Work to be completed: Lines holding the string "with" are the ones to copy from this listing.

Data block:
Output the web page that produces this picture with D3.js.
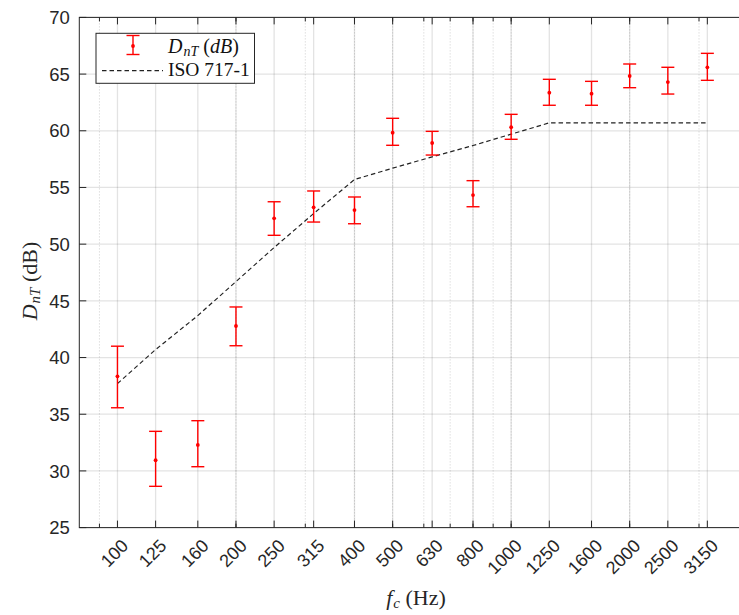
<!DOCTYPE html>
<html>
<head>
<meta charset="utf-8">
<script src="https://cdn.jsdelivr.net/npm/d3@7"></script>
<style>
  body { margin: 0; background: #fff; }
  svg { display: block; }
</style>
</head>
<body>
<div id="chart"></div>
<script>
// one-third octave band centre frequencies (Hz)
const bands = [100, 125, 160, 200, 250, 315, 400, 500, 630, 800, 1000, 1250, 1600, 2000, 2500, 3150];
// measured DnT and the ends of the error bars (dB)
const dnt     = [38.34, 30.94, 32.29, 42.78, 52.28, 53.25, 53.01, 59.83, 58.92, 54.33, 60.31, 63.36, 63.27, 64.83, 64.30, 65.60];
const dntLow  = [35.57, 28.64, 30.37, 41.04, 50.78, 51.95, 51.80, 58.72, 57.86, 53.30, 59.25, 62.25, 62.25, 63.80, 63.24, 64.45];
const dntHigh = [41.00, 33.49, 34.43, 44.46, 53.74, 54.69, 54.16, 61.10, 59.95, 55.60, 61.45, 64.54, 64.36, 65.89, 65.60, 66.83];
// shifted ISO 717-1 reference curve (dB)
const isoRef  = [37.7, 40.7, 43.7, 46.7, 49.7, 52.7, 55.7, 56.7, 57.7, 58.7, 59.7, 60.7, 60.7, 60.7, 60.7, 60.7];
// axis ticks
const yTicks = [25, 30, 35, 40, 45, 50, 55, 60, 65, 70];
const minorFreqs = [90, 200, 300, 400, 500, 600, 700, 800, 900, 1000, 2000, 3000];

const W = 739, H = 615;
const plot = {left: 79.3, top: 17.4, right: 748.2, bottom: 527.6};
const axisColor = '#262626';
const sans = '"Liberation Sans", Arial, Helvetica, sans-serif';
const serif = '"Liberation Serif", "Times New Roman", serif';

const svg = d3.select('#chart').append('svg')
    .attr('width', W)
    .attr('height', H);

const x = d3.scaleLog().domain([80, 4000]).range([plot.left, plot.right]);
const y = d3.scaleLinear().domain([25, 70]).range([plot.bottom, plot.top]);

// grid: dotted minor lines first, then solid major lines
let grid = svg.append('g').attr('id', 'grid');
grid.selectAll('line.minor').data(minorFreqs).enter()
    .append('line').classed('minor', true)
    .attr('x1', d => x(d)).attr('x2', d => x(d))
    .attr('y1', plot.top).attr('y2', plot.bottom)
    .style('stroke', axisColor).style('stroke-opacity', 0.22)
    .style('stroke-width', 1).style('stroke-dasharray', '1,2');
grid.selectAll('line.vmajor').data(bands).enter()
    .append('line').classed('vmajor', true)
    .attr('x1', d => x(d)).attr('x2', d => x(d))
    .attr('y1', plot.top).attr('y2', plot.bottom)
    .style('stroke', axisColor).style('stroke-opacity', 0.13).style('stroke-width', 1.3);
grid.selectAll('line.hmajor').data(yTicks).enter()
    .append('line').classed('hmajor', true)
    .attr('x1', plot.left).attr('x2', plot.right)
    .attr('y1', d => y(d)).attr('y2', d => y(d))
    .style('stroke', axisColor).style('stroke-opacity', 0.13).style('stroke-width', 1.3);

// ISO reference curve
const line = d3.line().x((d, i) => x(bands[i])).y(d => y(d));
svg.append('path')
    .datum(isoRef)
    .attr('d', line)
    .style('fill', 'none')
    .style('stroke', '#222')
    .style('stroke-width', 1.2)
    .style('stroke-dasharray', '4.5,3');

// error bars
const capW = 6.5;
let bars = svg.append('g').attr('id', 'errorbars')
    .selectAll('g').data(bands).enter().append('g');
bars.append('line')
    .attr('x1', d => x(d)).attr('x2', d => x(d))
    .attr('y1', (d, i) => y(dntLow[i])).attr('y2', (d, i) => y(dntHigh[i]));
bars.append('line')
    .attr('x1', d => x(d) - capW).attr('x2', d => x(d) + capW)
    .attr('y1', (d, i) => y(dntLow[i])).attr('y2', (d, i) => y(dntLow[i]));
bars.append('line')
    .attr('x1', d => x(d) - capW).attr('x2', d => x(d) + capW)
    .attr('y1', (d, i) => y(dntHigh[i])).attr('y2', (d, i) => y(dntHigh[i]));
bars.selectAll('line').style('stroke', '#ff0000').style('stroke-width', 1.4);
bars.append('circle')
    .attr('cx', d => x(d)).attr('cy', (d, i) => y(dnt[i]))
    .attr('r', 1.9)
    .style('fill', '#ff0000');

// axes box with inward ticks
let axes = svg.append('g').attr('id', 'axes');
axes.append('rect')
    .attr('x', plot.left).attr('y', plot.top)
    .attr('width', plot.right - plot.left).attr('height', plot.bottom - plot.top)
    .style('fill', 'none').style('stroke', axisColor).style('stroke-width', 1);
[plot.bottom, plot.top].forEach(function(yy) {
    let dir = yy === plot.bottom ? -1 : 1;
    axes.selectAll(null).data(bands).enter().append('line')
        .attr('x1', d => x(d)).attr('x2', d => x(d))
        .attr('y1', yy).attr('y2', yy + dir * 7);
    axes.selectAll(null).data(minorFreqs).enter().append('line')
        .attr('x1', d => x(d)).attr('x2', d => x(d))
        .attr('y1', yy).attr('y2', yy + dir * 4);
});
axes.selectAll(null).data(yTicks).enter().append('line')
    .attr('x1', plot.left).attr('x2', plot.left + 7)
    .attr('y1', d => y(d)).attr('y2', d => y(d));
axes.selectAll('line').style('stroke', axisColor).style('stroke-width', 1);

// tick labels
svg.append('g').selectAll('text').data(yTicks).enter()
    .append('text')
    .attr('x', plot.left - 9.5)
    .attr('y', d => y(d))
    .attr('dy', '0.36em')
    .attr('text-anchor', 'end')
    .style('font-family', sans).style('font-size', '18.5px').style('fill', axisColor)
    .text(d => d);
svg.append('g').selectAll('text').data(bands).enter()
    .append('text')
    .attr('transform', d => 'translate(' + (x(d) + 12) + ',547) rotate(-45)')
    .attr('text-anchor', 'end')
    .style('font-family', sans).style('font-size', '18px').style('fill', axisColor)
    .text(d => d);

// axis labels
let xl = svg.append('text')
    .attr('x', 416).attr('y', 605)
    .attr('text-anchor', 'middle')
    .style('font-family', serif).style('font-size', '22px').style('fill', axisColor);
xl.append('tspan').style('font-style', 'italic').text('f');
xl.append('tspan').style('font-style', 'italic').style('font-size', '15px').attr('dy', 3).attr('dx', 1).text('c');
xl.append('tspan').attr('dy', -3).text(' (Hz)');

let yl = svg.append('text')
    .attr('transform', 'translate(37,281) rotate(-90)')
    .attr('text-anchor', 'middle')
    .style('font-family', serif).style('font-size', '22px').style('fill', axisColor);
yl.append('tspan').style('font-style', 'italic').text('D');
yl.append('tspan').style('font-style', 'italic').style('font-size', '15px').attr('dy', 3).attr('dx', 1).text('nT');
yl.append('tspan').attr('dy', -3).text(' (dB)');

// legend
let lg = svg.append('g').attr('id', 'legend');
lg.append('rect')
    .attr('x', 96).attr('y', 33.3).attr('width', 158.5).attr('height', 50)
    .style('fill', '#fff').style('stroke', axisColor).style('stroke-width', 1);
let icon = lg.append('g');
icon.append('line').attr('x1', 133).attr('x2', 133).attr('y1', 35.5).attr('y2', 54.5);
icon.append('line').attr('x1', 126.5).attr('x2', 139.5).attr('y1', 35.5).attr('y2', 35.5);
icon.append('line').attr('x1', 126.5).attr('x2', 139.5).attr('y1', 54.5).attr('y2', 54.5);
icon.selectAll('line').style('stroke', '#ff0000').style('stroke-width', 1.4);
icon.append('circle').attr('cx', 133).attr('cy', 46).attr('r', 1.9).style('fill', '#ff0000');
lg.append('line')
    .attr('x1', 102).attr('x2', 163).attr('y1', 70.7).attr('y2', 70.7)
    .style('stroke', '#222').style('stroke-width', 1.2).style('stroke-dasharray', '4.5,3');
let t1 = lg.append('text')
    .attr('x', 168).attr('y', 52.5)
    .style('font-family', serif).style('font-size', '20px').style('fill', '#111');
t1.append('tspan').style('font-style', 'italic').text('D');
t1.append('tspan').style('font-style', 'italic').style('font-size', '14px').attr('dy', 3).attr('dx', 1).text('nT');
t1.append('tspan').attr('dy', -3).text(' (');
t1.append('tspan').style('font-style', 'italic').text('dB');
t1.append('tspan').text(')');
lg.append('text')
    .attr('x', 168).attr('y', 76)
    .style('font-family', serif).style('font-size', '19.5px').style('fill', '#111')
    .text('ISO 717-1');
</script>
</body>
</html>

Answer to the problem:
Output the web page that produces this picture with D3.js.
// axes box with inward ticks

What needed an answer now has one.